Apa dasar argumen saya? Apa Nadin pikir yang mengerat uang rakyat itu orang miskin? Bukan, Cuy. Mereka kaya-kaya. Mereka berkorban banyak uang untuk menjadi politisi. Mereka memancurkan banyak duit untuk menjadi pejabat. Mereka menghabiskan isi rekening untuk menyogok. Orang miskin mana sanggup, Bray. Bukan jalannya. Susah jalannya.
Bahwa ada orang miskin yang melakukan kejahatan, itu benar. Lo, kejahatan memang tidak punya mata hati. Lelaki-perempuan, tua-muda, miskin-kaya, beragama-tidak beragama, suku ini-suku itu semuanya sama saja. Sama-sama bisa berbuat jahat.

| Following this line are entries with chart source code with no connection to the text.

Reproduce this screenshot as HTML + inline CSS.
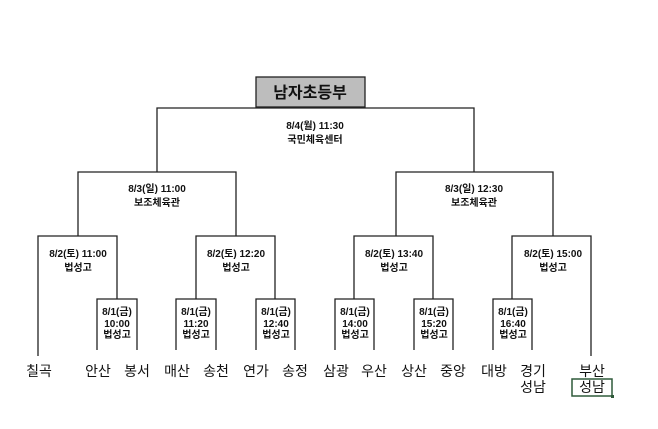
<!DOCTYPE html>
<html><head><meta charset="utf-8"><style>
body{margin:0;background:#fff;}
svg text{font-family:"Liberation Sans","Noto Sans CJK KR","NanumGothic",sans-serif;fill:#111;text-anchor:middle;}
.s{font-size:10px;font-weight:bold;}
.l{font-size:14px;}
</style></head><body>
<svg width="658" height="424" viewBox="0 0 658 424" xmlns="http://www.w3.org/2000/svg">
<g stroke="#222" stroke-width="1.3" fill="none">
<polyline points="157,172 157,108 474,108 474,172"/>
<polyline points="78,236 78,172 236,172 236,236"/>
<polyline points="396,236 396,172 553,172 553,236"/>
<polyline points="38,356 38,236 117,236 117,299"/>
<polyline points="196,299 196,236 275,236 275,299"/>
<polyline points="354,299 354,236 433,236 433,299"/>
<polyline points="512,299 512,236 591,236 591,356"/>
<polyline points="97,350 97,299 137,299 137,350"/>
<polyline points="176,350 176,299 216,299 216,350"/>
<polyline points="256,350 256,299 295,299 295,350"/>
<polyline points="335,350 335,299 374,299 374,350"/>
<polyline points="414,350 414,299 453,299 453,350"/>
<polyline points="493,350 493,299 532,299 532,350"/>
</g>
<rect x="256" y="77" width="109" height="30" fill="#bdbdbd" stroke="#222" stroke-width="1.3"/>
<text x="310" y="98" style="font-size:16px;font-weight:bold">남자초등부</text>
<text class="s" x="315" y="129">8/4(월) 11:30</text><text class="s" x="315" y="143">국민체육센터</text>
<text class="s" x="157" y="192">8/3(일) 11:00</text><text class="s" x="157" y="206">보조체육관</text>
<text class="s" x="474" y="192">8/3(일) 12:30</text><text class="s" x="474" y="206">보조체육관</text>
<text class="s" x="78" y="257">8/2(토) 11:00</text><text class="s" x="78" y="271">법성고</text>
<text class="s" x="236" y="257">8/2(토) 12:20</text><text class="s" x="236" y="271">법성고</text>
<text class="s" x="394" y="257">8/2(토) 13:40</text><text class="s" x="394" y="271">법성고</text>
<text class="s" x="553" y="257">8/2(토) 15:00</text><text class="s" x="553" y="271">법성고</text>
<g class="s">
<text class="s" x="117" y="315">8/1(금)</text><text class="s" x="117" y="327">10:00</text><text class="s" x="117" y="338">법성고</text>
<text class="s" x="196" y="315">8/1(금)</text><text class="s" x="196" y="327">11:20</text><text class="s" x="196" y="338">법성고</text>
<text class="s" x="276" y="315">8/1(금)</text><text class="s" x="276" y="327">12:40</text><text class="s" x="276" y="338">법성고</text>
<text class="s" x="355" y="315">8/1(금)</text><text class="s" x="355" y="327">14:00</text><text class="s" x="355" y="338">법성고</text>
<text class="s" x="434" y="315">8/1(금)</text><text class="s" x="434" y="327">15:20</text><text class="s" x="434" y="338">법성고</text>
<text class="s" x="513" y="315">8/1(금)</text><text class="s" x="513" y="327">16:40</text><text class="s" x="513" y="338">법성고</text>
</g>
<g class="l">
<text class="l" x="39" y="376">칠곡</text>
<text class="l" x="98" y="376">안산</text><text class="l" x="137" y="376">봉서</text>
<text class="l" x="177" y="376">매산</text><text class="l" x="216" y="376">송천</text>
<text class="l" x="256" y="376">연가</text><text class="l" x="295" y="376">송정</text>
<text class="l" x="336" y="376">삼광</text><text class="l" x="374" y="376">우산</text>
<text class="l" x="414" y="376">상산</text><text class="l" x="453" y="376">중앙</text>
<text class="l" x="494" y="376">대방</text><text class="l" x="533" y="376">경기</text>
<text class="l" x="533" y="392">성남</text>
<text class="l" x="592" y="376">부산</text>
<text class="l" x="592" y="392">성남</text>
</g>
<rect x="572" y="379" width="40" height="17" fill="none" stroke="#2f5a3a" stroke-width="1.5"/>
<rect x="611" y="395" width="3" height="3" fill="#2f5a3a"/>
</svg>
</body></html>
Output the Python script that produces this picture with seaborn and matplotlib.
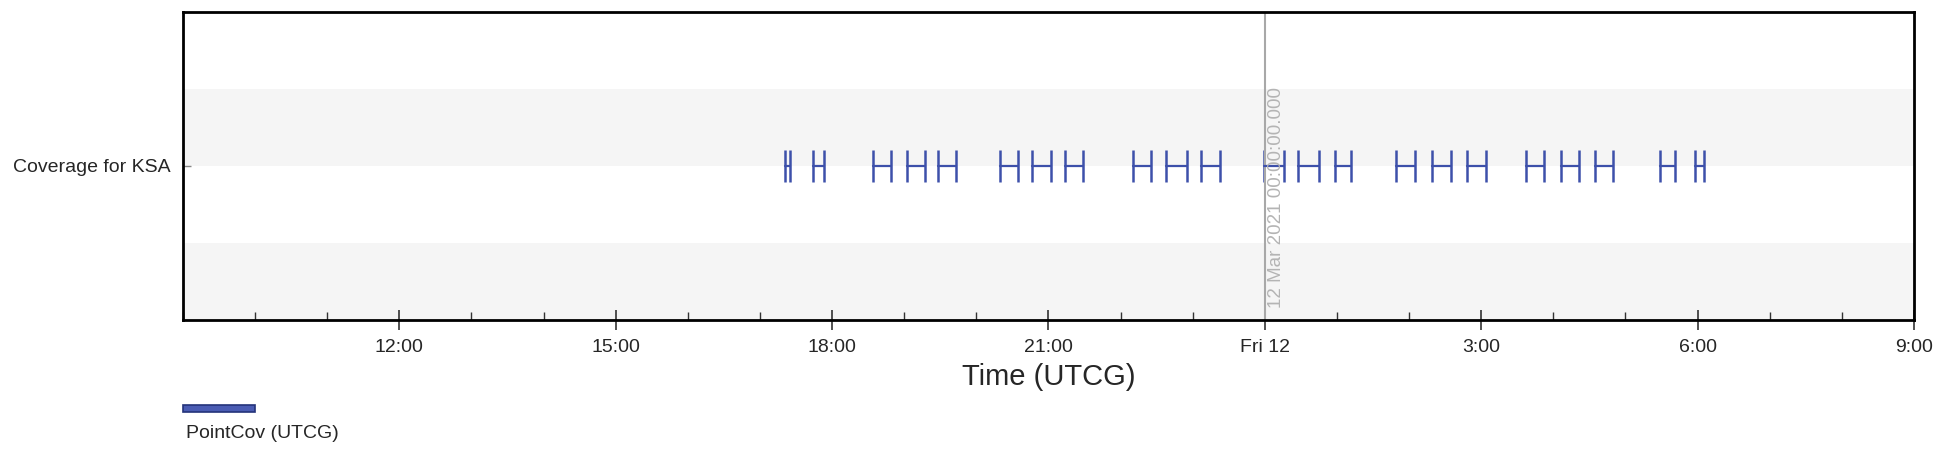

Saya dan Nadin juga berpotensi melakukan hal baik dan hal buruk. Tatkala Nadin menuding orang miskin sibuk membenci dunia, Nadin sudah menyakiti hati orang miskin. Tidak peduli Nadin ada di balik benteng kilah "sebagian, segelintir, atau semuanya".
Saya juga berpeluang besar berbuat jahat. Tulisan ini dapat dengan mudah menyakiti hati Nadin. Itu kalau Nadin tidak terima pernyataannya saya kuliti. Belum lagi perasaan fan Nadin yang amat fanatik. Mirip benar dengan suporter MU.
Tuh kan, saya kian jahat karena membawa-bawa suporter MU. Maaf, ya. Keceplosan.
Dengan demikian, pernyataan Nadin memang jauh kuping kanan dari kuping kiri kalau kita sisir dengan teliti. Terlepas dari kengeyelan penggemar dalam membela idola, kita harus menerima kenyataan bahwa orang miskin punya dunianya sendiri dan bisa melakukan perbuatan baik apa pun caranya.
Mudah-mudahan Teh Nadin tidak sakit hati karena artikel ini. Moga-moga pula ia mengerti mengapa warganet merisak dirinya dan merujak pernyataannya. Hampura, Teh!